In my last column, I examined how in college, pressure to achieve, win and build a career increasingly eclipses time to think, wonder and build character, affecting us students at the age when we need that time the most. Hard work is a good thing. The problem comes when stress so wears us down as to deprive us of our reason for working. Here is a plan for how Yale can defy this trend:

1) Bring January Term, or “J Term,” to Yale. J Term is a set of about three weeks between semesters dedicated to intellectual life off the beaten track. At Williams, J Term seminars have included a photographic history of medicine, the poetry of New Jersey (think Walt Whitman and Springsteen) and even a course on art and literary criticism, where the whole point of the course was for each student to explore and share in class a tangent that had occurred to him while he read the assigned essays — the kind of intellectual tangent that, during the semester, one would scarcely have time to investigate.

Yale’s residential college seminars address this need, but, scheduled during the semester, they must compete with its other courses and frenzy of activities. J Term suggests instead that intellectual whimsy, like academic rigor, has its season. Not only a chance to pursue unusual studies, J Term gives us the time to do what we always wish we had time to do: to go to the Yale Center for British Art or walk up Science Hill to the Peabody; to enjoy a Master’s Tea with a diplomat, writer or entrepreneur; to see a Dramat play or a 35mm film at the Whitney.

J Term should not be lax to the point of silliness. Some students may treat it as such — but that risk is well worth taking because so many Yalies would find J Term an intellectual breath of fresh air.

2) Require a community service program that for one semester would replace one course, both in time and in credit. The chance to sit at tables with fellow students and discuss thinkers like Thomas Paine and Edmund Burke is a wonderful privilege. The risk: We may forget that this time to learn a new understanding of the world is indeed a privilege, and its purpose is to make us better people, to inspire us to serve. Community service sends the message that to practice this value, we need not wait — we cannot wait — until we are Burkes and Paines. We can start now, in our community, as we are.

Maybe another requirement is an unlikely candidate to help Yalies turn stress into spirituality. But maybe spending a few hours a week in the “real world,” helping people and getting to know them, would break up academic life’s sheer continuousness and relieve its intensity. Course credit for the program would give it a place in Yalies’ schedules, already passionately overstuffed, while building service into the Yale education’s core.

Yale could let students choose when they take this program, or set one time for all students: say, everyone’s sophomore fall — a remedy for the “sophomore slump.” Students might meet in groups weekly to discuss projects and would be assessed on a Credit/D/Fail basis.
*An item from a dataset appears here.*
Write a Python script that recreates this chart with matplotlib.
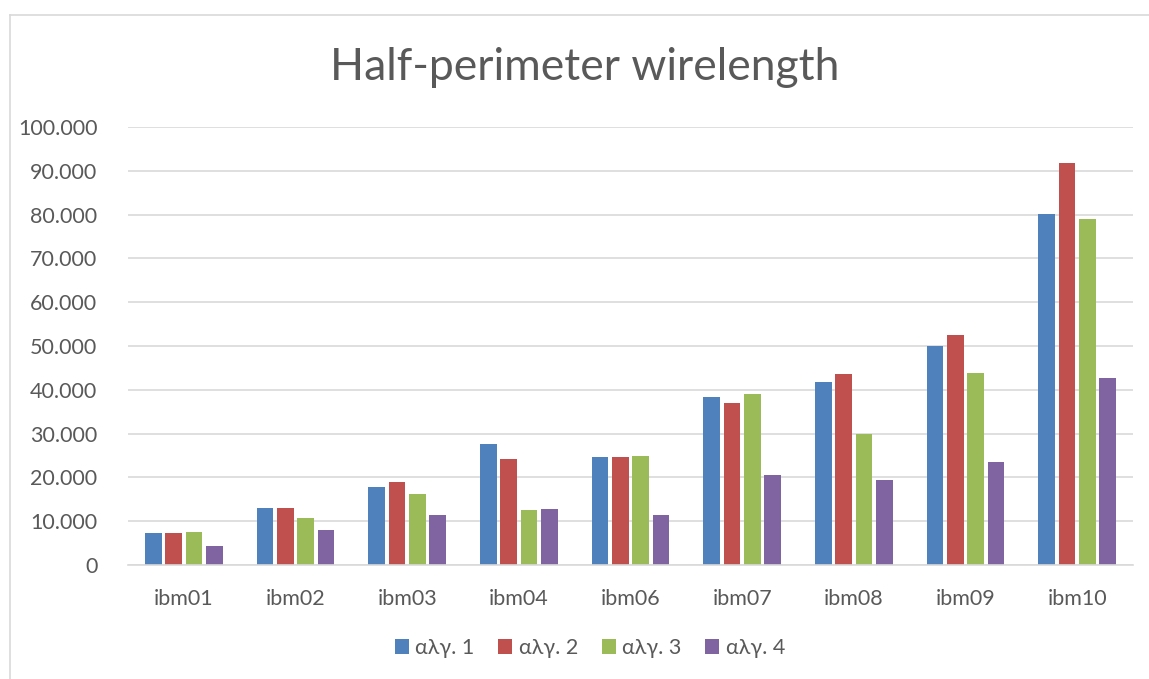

Yale could work with New Haven schools, retirement homes, libraries, and police and fire departments to offer programs that would create a whole new set of relationships between Yalies and New Haven. Those who wished could continue serving after their required semester, creating a “ripple effect” of Yalies who otherwise might never have tried community service but who stay with it for years.

3) Allow the Credit/D/Fail option for courses counted toward distributional requirements. One of college’s blessings is that trying something new is easy, in a way that after college, it never is again. Distributional requirements oblige us to take advantage of this chance. Credit/D gives us the margin for error to do so without jeopardizing the GPA that potential employers see. These tools should work together; the courses we take just for distributional requirements are often the ones in which Credit/D would help the most. It’s a pity that under Yale’s new requirements, one cannot take a course Credit/D if one intends to satisfy distributional requirements with it.

4) End the requirement that students take five classes in at least four terms. The option should remain; some students revel in it. But others, while delighting in academics, struggle to find time for four Yale courses, let alone a fifth. Rather than skim five classes, these students would prefer to labor genuinely at four — while taking in Yale’s marvelous opportunities outside the classroom.

Yale cannot change the strenuous nature of adulthood. To think it could would be naive; to think it should would also be mistaken, for hard work, too, gives life meaning, if we are lucky. What Yale can be — what in many ways it already is, and I love that it is — is a pause before life’s journey. Then, when we are grown-ups, if real-world workloads should weaken our grip on who we are and what we stand for, we will seek to “hold fast to that which is true,” as St. Paul wrote, and we will remember the values we discovered in our “bright college years.”

Noah Lawrence is a sophomore in Saybrook College. His column appears on alternate Mondays.